La formation du «nouveau» gouvernement continue de susciter des réactions. A l’intérieur comme à l’extérieur du bled. Amadou Sadio Barry, professeur de philosophie au Canada, invité d’Œil de Lynx de ce 2 février, a fait le poing sur la formation du «nouveau» gouvernement du Premier ministre, Ibrahima Cas-Sorry Faux-fana. Il a rendu hommage aux victimes de la répression des manifs et à celles qui sont mortes en détention. «Ce gouvernement repose tout d’abord sur un contexte d’illégalité, né qu’il est d’un changement constitutionnel qui a été largement contesté par la population guinéenne et d’une élection présidentielle chaotique et violente, suivies d’exactions commises par les forces de sécurité qui ont créé un contexte où des jeunes se sont livrés à des abus».
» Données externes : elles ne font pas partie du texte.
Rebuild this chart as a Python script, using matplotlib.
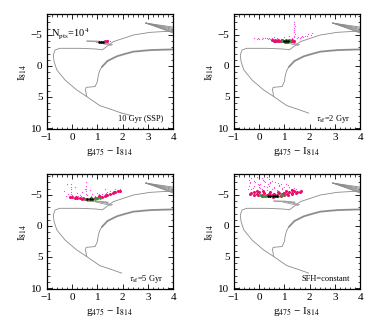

Et de mettre le pied dans le plat : «Le nouveau» gouvernement, pour ma part, n’est pas vraiment nouveau, c’est une continuité. Il faut voir dans cette façon de procéder d’Alpha Condé et de certains des promoteurs du 3ème mandat, une volonté délibérée de ne pas s’attaquer à la problématique du pouvoir politique. La mise en place d’institutions démocratiques favorables à une alternance pacifique a été évitée. Donc, je ne parlerai pas en terme de nouveau gouvernement, je verrai plutôt une continuité du système politique qui a du mal à asseoir un pouvoir légitime, fondé sur la souveraineté du peuple», tranche le philosophe.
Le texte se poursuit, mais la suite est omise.